• **What the task asks**: Write out the material again exactly, please, and omit the pictures.
+++ Provided data
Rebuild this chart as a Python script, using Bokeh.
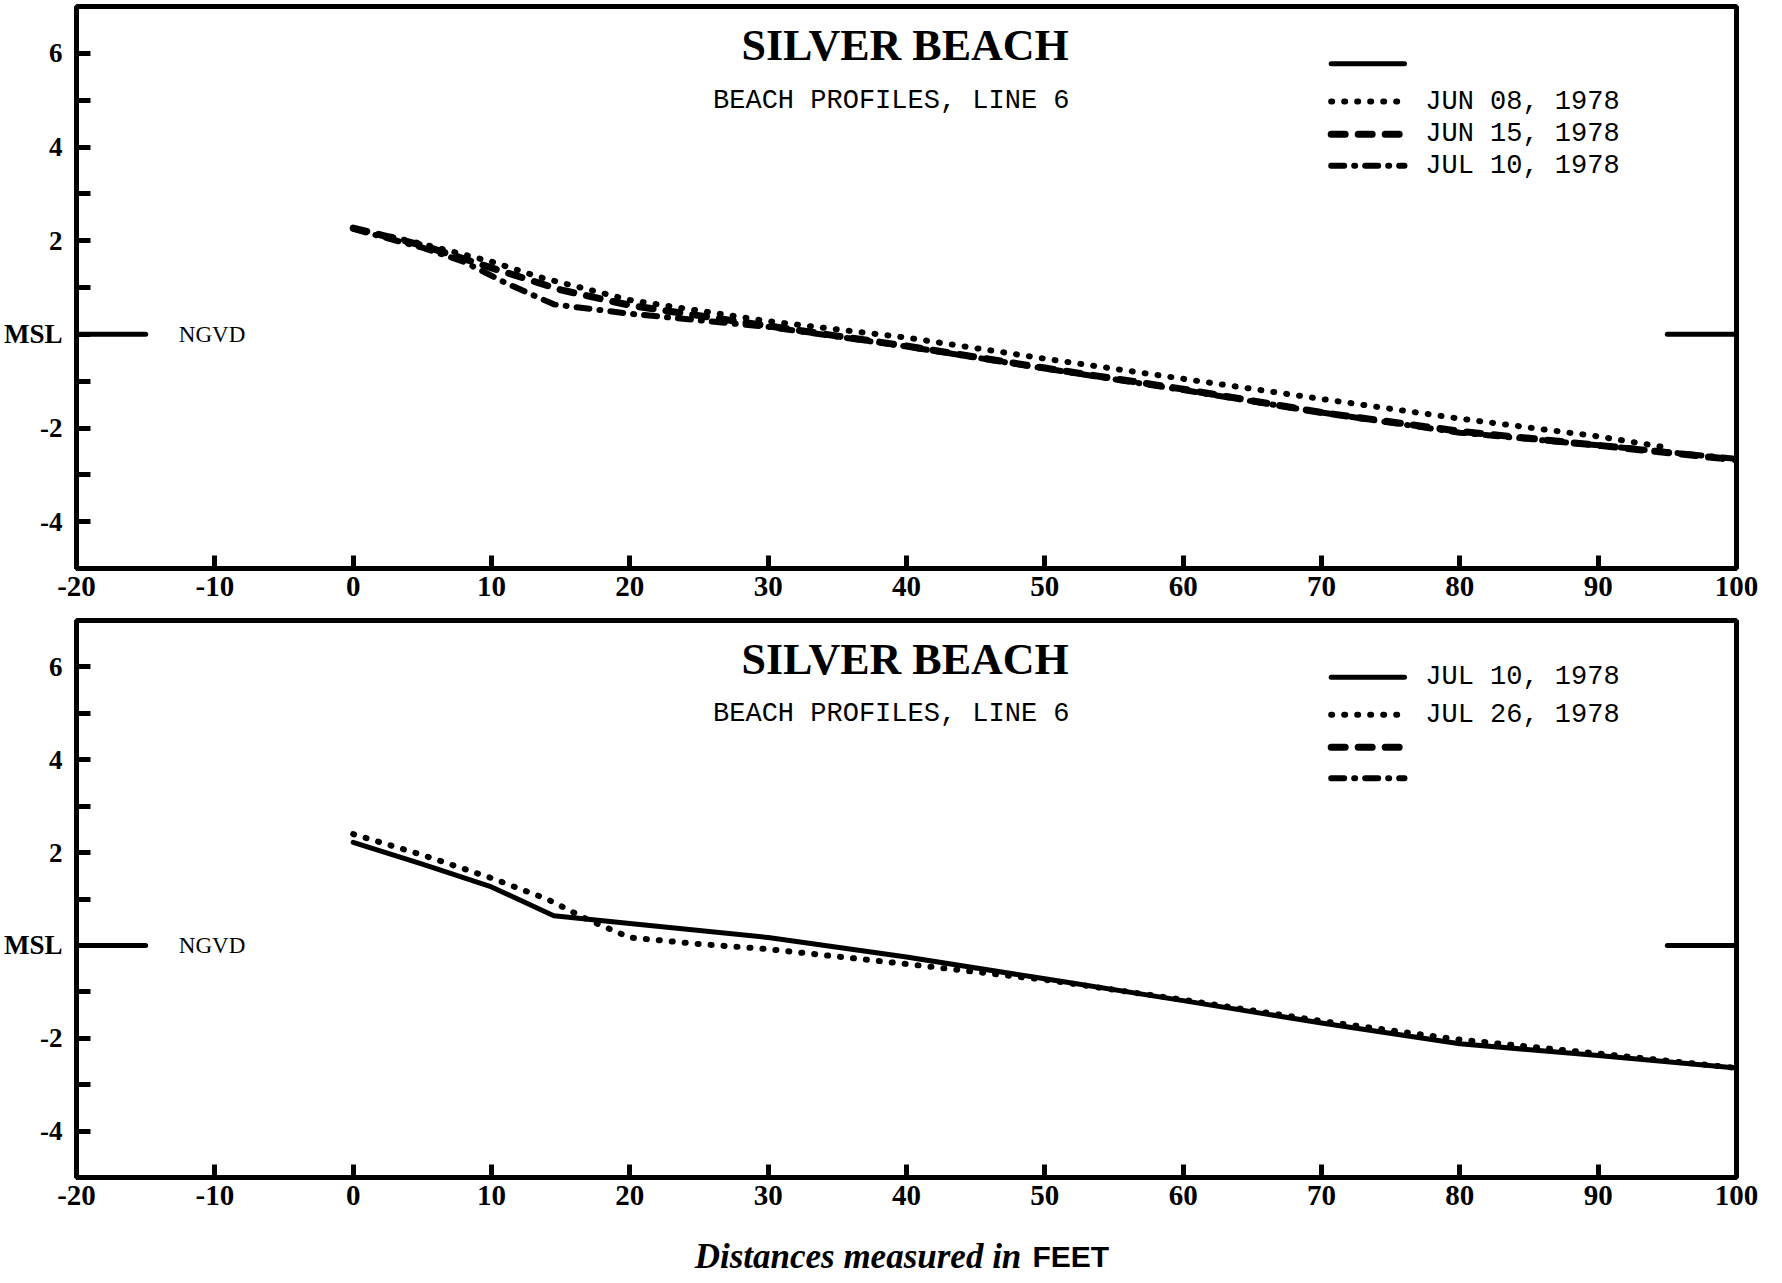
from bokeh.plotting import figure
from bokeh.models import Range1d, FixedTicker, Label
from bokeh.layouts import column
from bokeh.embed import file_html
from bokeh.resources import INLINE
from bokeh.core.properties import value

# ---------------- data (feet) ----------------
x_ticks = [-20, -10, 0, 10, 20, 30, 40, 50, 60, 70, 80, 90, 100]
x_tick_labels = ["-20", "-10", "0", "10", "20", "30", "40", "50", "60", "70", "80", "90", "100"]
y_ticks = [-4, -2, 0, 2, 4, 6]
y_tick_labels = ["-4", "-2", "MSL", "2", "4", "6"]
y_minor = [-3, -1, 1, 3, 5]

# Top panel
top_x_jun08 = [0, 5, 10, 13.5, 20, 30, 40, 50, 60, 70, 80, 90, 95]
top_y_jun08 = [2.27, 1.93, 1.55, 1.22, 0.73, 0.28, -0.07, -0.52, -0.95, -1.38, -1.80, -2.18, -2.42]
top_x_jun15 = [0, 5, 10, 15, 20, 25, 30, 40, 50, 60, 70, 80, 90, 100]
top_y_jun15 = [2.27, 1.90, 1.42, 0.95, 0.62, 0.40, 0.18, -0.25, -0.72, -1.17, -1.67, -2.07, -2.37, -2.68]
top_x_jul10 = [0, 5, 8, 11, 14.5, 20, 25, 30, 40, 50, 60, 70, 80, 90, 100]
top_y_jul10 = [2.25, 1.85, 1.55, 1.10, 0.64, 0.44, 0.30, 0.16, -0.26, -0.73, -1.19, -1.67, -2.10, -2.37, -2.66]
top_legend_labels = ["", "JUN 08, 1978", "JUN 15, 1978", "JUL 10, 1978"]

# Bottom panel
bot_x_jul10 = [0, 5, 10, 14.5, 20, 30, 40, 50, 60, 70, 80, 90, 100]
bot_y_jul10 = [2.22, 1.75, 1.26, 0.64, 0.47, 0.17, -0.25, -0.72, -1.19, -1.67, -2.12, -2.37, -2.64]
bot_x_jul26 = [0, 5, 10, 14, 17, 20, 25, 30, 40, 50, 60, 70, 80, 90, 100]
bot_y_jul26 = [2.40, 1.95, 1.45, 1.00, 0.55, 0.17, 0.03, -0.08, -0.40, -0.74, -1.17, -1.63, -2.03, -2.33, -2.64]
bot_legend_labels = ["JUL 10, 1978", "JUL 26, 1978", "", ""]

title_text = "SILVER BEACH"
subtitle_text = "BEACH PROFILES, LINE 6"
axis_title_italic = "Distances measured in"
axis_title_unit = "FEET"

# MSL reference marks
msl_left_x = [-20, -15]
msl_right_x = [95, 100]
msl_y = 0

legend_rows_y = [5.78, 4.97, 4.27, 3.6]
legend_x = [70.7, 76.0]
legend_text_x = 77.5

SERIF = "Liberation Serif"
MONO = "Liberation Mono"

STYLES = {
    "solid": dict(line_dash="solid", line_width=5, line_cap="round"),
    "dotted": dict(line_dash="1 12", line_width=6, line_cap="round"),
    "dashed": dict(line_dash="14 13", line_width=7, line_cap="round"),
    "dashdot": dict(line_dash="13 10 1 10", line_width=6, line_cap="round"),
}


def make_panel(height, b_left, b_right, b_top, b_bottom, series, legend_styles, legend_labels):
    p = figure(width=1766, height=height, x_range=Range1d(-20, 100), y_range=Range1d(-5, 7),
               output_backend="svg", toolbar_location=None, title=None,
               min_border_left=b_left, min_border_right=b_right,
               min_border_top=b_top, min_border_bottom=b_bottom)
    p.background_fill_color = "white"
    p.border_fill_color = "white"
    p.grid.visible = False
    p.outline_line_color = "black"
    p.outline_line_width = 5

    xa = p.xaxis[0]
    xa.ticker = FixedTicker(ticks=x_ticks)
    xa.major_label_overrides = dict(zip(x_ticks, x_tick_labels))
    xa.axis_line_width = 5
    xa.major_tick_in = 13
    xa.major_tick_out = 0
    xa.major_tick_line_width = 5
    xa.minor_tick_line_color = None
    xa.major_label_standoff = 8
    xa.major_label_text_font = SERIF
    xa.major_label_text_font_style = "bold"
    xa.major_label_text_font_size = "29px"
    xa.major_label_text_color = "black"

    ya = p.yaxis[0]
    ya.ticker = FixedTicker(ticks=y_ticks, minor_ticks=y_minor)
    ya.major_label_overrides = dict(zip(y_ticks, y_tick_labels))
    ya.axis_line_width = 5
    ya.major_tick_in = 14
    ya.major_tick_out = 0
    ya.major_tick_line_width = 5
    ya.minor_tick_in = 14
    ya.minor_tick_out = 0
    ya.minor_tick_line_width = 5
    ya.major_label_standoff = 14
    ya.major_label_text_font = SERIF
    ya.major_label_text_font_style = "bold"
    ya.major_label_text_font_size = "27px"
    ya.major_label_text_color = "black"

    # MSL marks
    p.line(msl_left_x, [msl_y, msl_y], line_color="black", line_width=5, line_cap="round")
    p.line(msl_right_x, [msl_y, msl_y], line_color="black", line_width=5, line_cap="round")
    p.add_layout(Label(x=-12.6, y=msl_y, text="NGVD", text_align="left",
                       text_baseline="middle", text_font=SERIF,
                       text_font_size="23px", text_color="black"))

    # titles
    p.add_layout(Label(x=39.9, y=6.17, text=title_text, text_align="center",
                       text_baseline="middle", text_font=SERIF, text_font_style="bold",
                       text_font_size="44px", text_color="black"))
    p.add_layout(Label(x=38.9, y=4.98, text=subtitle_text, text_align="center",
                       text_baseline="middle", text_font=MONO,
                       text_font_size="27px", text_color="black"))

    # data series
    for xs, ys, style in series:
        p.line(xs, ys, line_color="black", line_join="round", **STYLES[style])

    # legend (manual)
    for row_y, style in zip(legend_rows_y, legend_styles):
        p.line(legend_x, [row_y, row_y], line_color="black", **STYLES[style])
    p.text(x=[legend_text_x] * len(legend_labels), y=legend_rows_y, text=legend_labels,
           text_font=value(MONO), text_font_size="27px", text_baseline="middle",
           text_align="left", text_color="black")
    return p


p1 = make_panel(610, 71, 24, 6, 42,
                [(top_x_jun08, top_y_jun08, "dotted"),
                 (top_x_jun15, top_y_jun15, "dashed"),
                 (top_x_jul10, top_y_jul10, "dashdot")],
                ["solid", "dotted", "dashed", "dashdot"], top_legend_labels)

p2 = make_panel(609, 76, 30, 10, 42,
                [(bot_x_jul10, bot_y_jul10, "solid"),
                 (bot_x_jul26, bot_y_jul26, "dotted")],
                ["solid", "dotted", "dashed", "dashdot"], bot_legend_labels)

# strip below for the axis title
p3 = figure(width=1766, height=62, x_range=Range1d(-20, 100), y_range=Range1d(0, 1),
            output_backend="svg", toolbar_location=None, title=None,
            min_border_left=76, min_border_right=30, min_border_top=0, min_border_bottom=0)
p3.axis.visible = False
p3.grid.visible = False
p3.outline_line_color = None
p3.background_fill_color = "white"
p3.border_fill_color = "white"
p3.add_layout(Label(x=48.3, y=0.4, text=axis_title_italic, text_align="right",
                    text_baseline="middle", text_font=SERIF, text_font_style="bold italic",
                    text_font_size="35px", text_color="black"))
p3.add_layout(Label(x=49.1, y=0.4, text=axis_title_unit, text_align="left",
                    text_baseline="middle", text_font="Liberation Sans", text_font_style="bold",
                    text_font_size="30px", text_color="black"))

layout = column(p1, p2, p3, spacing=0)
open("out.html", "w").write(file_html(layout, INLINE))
++++++
• **Solution to this exercise**:
Rebuild this chart as a Python script, using Bokeh.
from bokeh.plotting import figure
from bokeh.models import Range1d, FixedTicker, Label
from bokeh.layouts import column
from bokeh.embed import file_html
from bokeh.resources import INLINE
from bokeh.core.properties import value

# ---------------- data (feet) ----------------
x_ticks = [-20, -10, 0, 10, 20, 30, 40, 50, 60, 70, 80, 90, 100]
x_tick_labels = ["-20", "-10", "0", "10", "20", "30", "40", "50", "60", "70", "80", "90", "100"]
y_ticks = [-4, -2, 0, 2, 4, 6]
y_tick_labels = ["-4", "-2", "MSL", "2", "4", "6"]
y_minor = [-3, -1, 1, 3, 5]

# Top panel
top_x_jun08 = [0, 5, 10, 13.5, 20, 30, 40, 50, 60, 70, 80, 90, 95]
top_y_jun08 = [2.27, 1.93, 1.55, 1.22, 0.73, 0.28, -0.07, -0.52, -0.95, -1.38, -1.80, -2.18, -2.42]
top_x_jun15 = [0, 5, 10, 15, 20, 25, 30, 40, 50, 60, 70, 80, 90, 100]
top_y_jun15 = [2.27, 1.90, 1.42, 0.95, 0.62, 0.40, 0.18, -0.25, -0.72, -1.17, -1.67, -2.07, -2.37, -2.68]
top_x_jul10 = [0, 5, 8, 11, 14.5, 20, 25, 30, 40, 50, 60, 70, 80, 90, 100]
top_y_jul10 = [2.25, 1.85, 1.55, 1.10, 0.64, 0.44, 0.30, 0.16, -0.26, -0.73, -1.19, -1.67, -2.10, -2.37, -2.66]
top_legend_labels = ["", "JUN 08, 1978", "JUN 15, 1978", "JUL 10, 1978"]

# Bottom panel
bot_x_jul10 = [0, 5, 10, 14.5, 20, 30, 40, 50, 60, 70, 80, 90, 100]
bot_y_jul10 = [2.22, 1.75, 1.26, 0.64, 0.47, 0.17, -0.25, -0.72, -1.19, -1.67, -2.12, -2.37, -2.64]
bot_x_jul26 = [0, 5, 10, 14, 17, 20, 25, 30, 40, 50, 60, 70, 80, 90, 100]
bot_y_jul26 = [2.40, 1.95, 1.45, 1.00, 0.55, 0.17, 0.03, -0.08, -0.40, -0.74, -1.17, -1.63, -2.03, -2.33, -2.64]
bot_legend_labels = ["JUL 10, 1978", "JUL 26, 1978", "", ""]

title_text = "SILVER BEACH"
subtitle_text = "BEACH PROFILES, LINE 6"
axis_title_italic = "Distances measured in"
axis_title_unit = "FEET"

# MSL reference marks
msl_left_x = [-20, -15]
msl_right_x = [95, 100]
msl_y = 0

legend_rows_y = [5.78, 4.97, 4.27, 3.6]
legend_x = [70.7, 76.0]
legend_text_x = 77.5

SERIF = "Liberation Serif"
MONO = "Liberation Mono"

STYLES = {
    "solid": dict(line_dash="solid", line_width=5, line_cap="round"),
    "dotted": dict(line_dash="1 12", line_width=6, line_cap="round"),
    "dashed": dict(line_dash="14 13", line_width=7, line_cap="round"),
    "dashdot": dict(line_dash="13 10 1 10", line_width=6, line_cap="round"),
}


def make_panel(height, b_left, b_right, b_top, b_bottom, series, legend_styles, legend_labels):
    p = figure(width=1766, height=height, x_range=Range1d(-20, 100), y_range=Range1d(-5, 7),
               output_backend="svg", toolbar_location=None, title=None,
               min_border_left=b_left, min_border_right=b_right,
               min_border_top=b_top, min_border_bottom=b_bottom)
    p.background_fill_color = "white"
    p.border_fill_color = "white"
    p.grid.visible = False
    p.outline_line_color = "black"
    p.outline_line_width = 5

    xa = p.xaxis[0]
    xa.ticker = FixedTicker(ticks=x_ticks)
    xa.major_label_overrides = dict(zip(x_ticks, x_tick_labels))
    xa.axis_line_width = 5
    xa.major_tick_in = 13
    xa.major_tick_out = 0
    xa.major_tick_line_width = 5
    xa.minor_tick_line_color = None
    xa.major_label_standoff = 8
    xa.major_label_text_font = SERIF
    xa.major_label_text_font_style = "bold"
    xa.major_label_text_font_size = "29px"
    xa.major_label_text_color = "black"

    ya = p.yaxis[0]
    ya.ticker = FixedTicker(ticks=y_ticks, minor_ticks=y_minor)
    ya.major_label_overrides = dict(zip(y_ticks, y_tick_labels))
    ya.axis_line_width = 5
    ya.major_tick_in = 14
    ya.major_tick_out = 0
    ya.major_tick_line_width = 5
    ya.minor_tick_in = 14
    ya.minor_tick_out = 0
    ya.minor_tick_line_width = 5
    ya.major_label_standoff = 14
    ya.major_label_text_font = SERIF
    ya.major_label_text_font_style = "bold"
    ya.major_label_text_font_size = "27px"
    ya.major_label_text_color = "black"

    # MSL marks
    p.line(msl_left_x, [msl_y, msl_y], line_color="black", line_width=5, line_cap="round")
    p.line(msl_right_x, [msl_y, msl_y], line_color="black", line_width=5, line_cap="round")
    p.add_layout(Label(x=-12.6, y=msl_y, text="NGVD", text_align="left",
                       text_baseline="middle", text_font=SERIF,
                       text_font_size="23px", text_color="black"))

    # titles
    p.add_layout(Label(x=39.9, y=6.17, text=title_text, text_align="center",
                       text_baseline="middle", text_font=SERIF, text_font_style="bold",
                       text_font_size="44px", text_color="black"))
    p.add_layout(Label(x=38.9, y=4.98, text=subtitle_text, text_align="center",
                       text_baseline="middle", text_font=MONO,
                       text_font_size="27px", text_color="black"))

    # data series
    for xs, ys, style in series:
        p.line(xs, ys, line_color="black", line_join="round", **STYLES[style])

    # legend (manual)
    for row_y, style in zip(legend_rows_y, legend_styles):
        p.line(legend_x, [row_y, row_y], line_color="black", **STYLES[style])
    p.text(x=[legend_text_x] * len(legend_labels), y=legend_rows_y, text=legend_labels,
           text_font=value(MONO), text_font_size="27px", text_baseline="middle",
           text_align="left", text_color="black")
    return p


p1 = make_panel(610, 71, 24, 6, 42,
                [(top_x_jun08, top_y_jun08, "dotted"),
                 (top_x_jun15, top_y_jun15, "dashed"),
                 (top_x_jul10, top_y_jul10, "dashdot")],
                ["solid", "dotted", "dashed", "dashdot"], top_legend_labels)

p2 = make_panel(609, 76, 30, 10, 42,
                [(bot_x_jul10, bot_y_jul10, "solid"),
                 (bot_x_jul26, bot_y_jul26, "dotted")],
                ["solid", "dotted", "dashed", "dashdot"], bot_legend_labels)

# strip below for the axis title
p3 = figure(width=1766, height=62, x_range=Range1d(-20, 100), y_range=Range1d(0, 1),
            output_backend="svg", toolbar_location=None, title=None,
            min_border_left=76, min_border_right=30, min_border_top=0, min_border_bottom=0)
p3.axis.visible = False
p3.grid.visible = False
p3.outline_line_color = None
p3.background_fill_color = "white"
p3.border_fill_color = "white"
p3.add_layout(Label(x=48.3, y=0.4, text=axis_title_italic, text_align="right",
                    text_baseline="middle", text_font=SERIF, text_font_style="bold italic",
                    text_font_size="35px", text_color="black"))
p3.add_layout(Label(x=49.1, y=0.4, text=axis_title_unit, text_align="left",
                    text_baseline="middle", text_font="Liberation Sans", text_font_style="bold",
                    text_font_size="30px", text_color="black"))

layout = column(p1, p2, p3, spacing=0)
open("out.html", "w").write(file_html(layout, INLINE))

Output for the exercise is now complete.